Embora o Teatro de Arte de Moscou tenha montado, na virada para o século 20, históricas encenações que consagraram Tchékhov (1860-1904), o contista e dramaturgo russo reclamou que Stanislávski, o diretor da companhia, não havia compreendido um aspecto de suas peças: o humor. O Jardim das Cerejeiras, anotou Tchékhov, “não é um drama, mas uma comédia, e em alguns momentos uma farsa”.
De lá para cá, outros diretores trataram sua obra com solenidade. Por isso, o autor que revolucionou o teatro com retratos pungentes de vidas miúdas provavelmente aprovaria o conceito do espetáculo que comemora os 20 anos do Circo Girassol.
Os Palhaços de Tchékhov é uma homenagem circense a seu universo dramatúrgico, baseada em peças curtas (O Canto do Cisne, Trágico à Força, As Bodas, O Urso, O Pedido de Casamento e Os Males do Tabaco) e em duas longas (A Gaivota e Tio Vânia). A montagem estreia em sessão única nesta terça-feira (28), às 20h, no Teatro da PUCRS, no prédio 40 da universidade, em uma parceria do Girassol com o Instituto de Cultura da PUCRS. Depois, o espetáculo entrará em temporada, mas a data e o local ainda não foram confirmados.
O diretor Dilmar Messias começou a escrever o roteiro em 2017, a partir do argumento de O Canto do Cisne, no qual um velho ator acorda em um teatro depois de uma noitada de bebedeira por ocasião de uma homenagem a ele após uma apresentação.
Na peça de Tchékhov, o protagonista rememora nostalgicamente seus feitos do passado em conversa com um ponto – antiga função em que uma pessoa soprava as falas para o elenco. A versão do Circo Girassol ganha outro contorno: aqui, o encontro do velho ator (papel de Tuta Camargo) com o ponto (Diego Steffani) e uma camareira (Débora Rodrigues) motiva representações de peças de Tchékhov empregando metalinguagem, ou seja, o “teatro dentro do teatro”. Dilmar conta que jamais havia pensado em representar o teatro de Tchékhov:
— Sempre me atraíram mais o teatro poético, farsesco e circense. Mas Tchékhov ocupa um lugar importante na minha formação, ao lado dos grandes autores da dramaturgia universal, como Shakespeare, Ibsen, Brecht e Lorca, autores que já montei, com exceção de Shakespeare.

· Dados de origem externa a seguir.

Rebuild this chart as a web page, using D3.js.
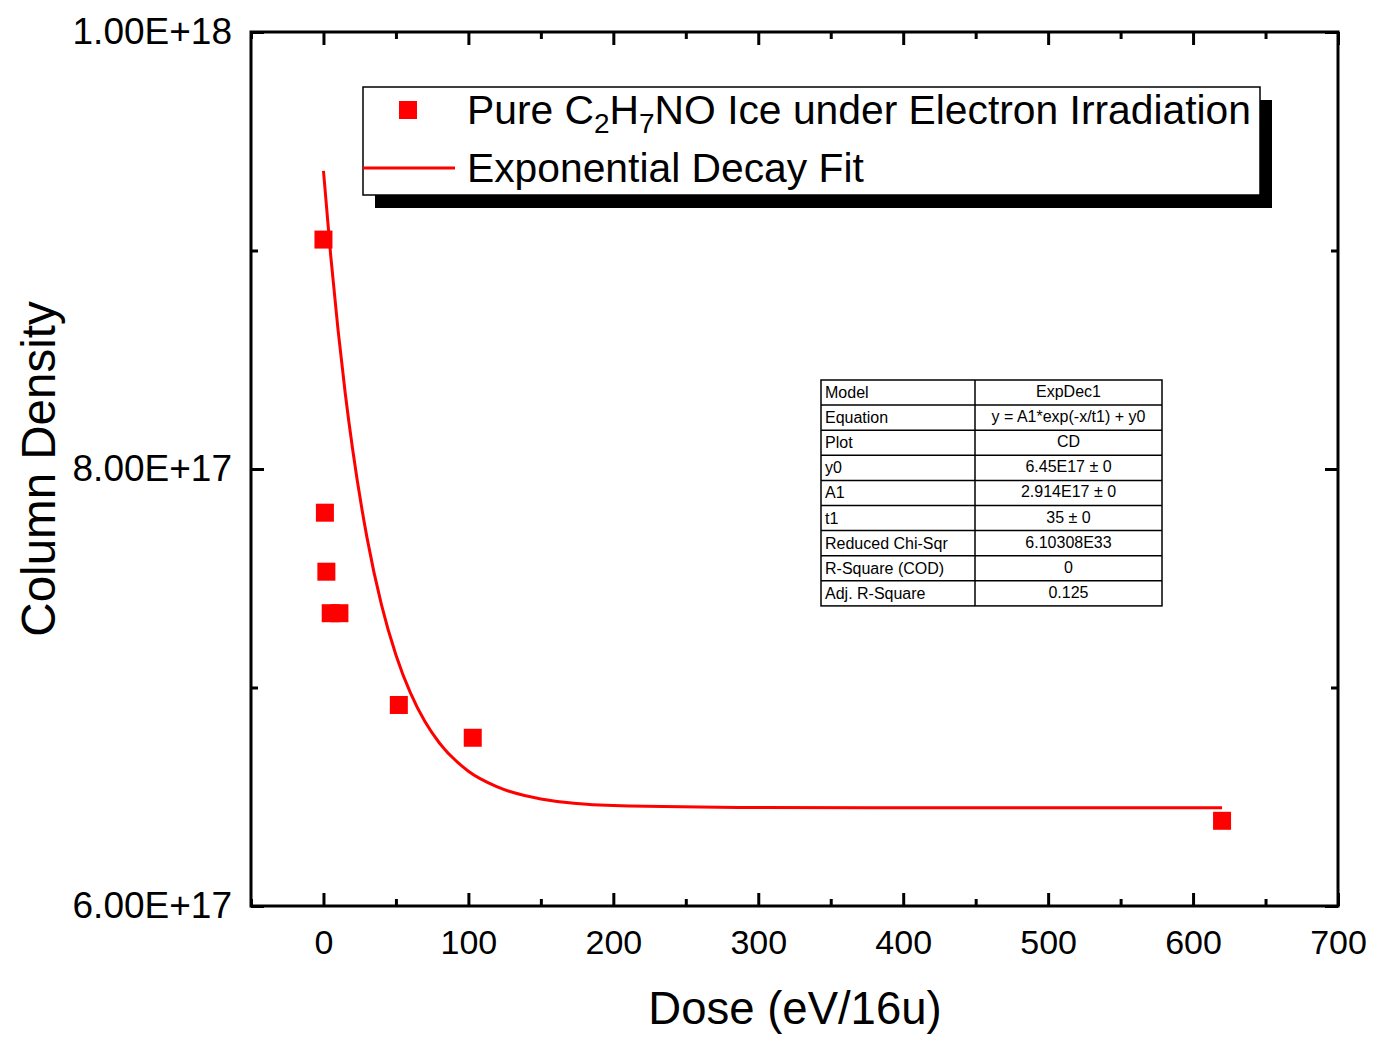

O encenador explica que um dos desafios foi reunir dois tipos de representação: o drama naturalista, em que os atores não se dirigem diretamente ao público, e o jogo do palhaço, que requer uma cumplicidade com os espectadores:
— Neste trabalho, pesou bastante nossa experiência e o trabalho desenvolvido no CLUP (Clube de Palhaços do Circo Teatro Girassol). O mais difícil foi resgatar a nossa formação de atores dramáticos para encarar tamanho desafio.
Um desafio e uma ousadia
Para viver o decadente ator Vassili Smirnov, Tuta Camargo buscou se desvencilhar das referências que tinha a respeito do teatro de Tchékhov. Tuta atribui a universalidade da obra do autor à habilidade em narrar as relações interpessoais de maneira “brilhante e engraçada”:
— A maneira como Dilmar adaptou essas histórias fez com que convergissem o circo e Tchékhov. Mas nosso humor não é escrachado. Buscamos referências como os palhaços russos, que têm outro tipo de humor.
Unir circo e Tchékhov, para Débora Rodrigues, que interpreta a camareira Natacha Semínova, é “um desafio e uma ousadia”:
— O que chama minha atenção em Tchékhov são as relações humanas, o aprofundamento psicológico e os estados de espírito dos personagens. E também a forma envolvente como o autor constrói suas frases, utilizando palavras suaves, líricas e comoventes.
Diego Steffani, que faz o papel do ponto Mikhail Usov, lembra que teve o primeiro contato com a obra de Tchékhov na adolescência, por meio dos contos, e que atuar em suas peças sempre foi uma de suas ambições como ator:
— A profundidade com que retrata os personagens é tão humana e próxima da realidade que é praticamente impossível não se identificar com os conflitos que propõe.
OS PALHAÇOS DE TCHÉKHOV
Terça-feira (28), às 20h. Teatro da PUCRS (Av. Ipiranga, 6.681, prédio 40), em Porto Alegre.
Duração: 60 minutos. Classificação: 12 anos.
Entrada franca. Retirada de senha na terça-feira, das 11h às 20h, no Ateliê 360 (térreo do Living 360, prédio 15 da PUCRS). Cada pessoa poderá retirar até dois ingressos, doando 1 kg de alimento não perecível por ingresso.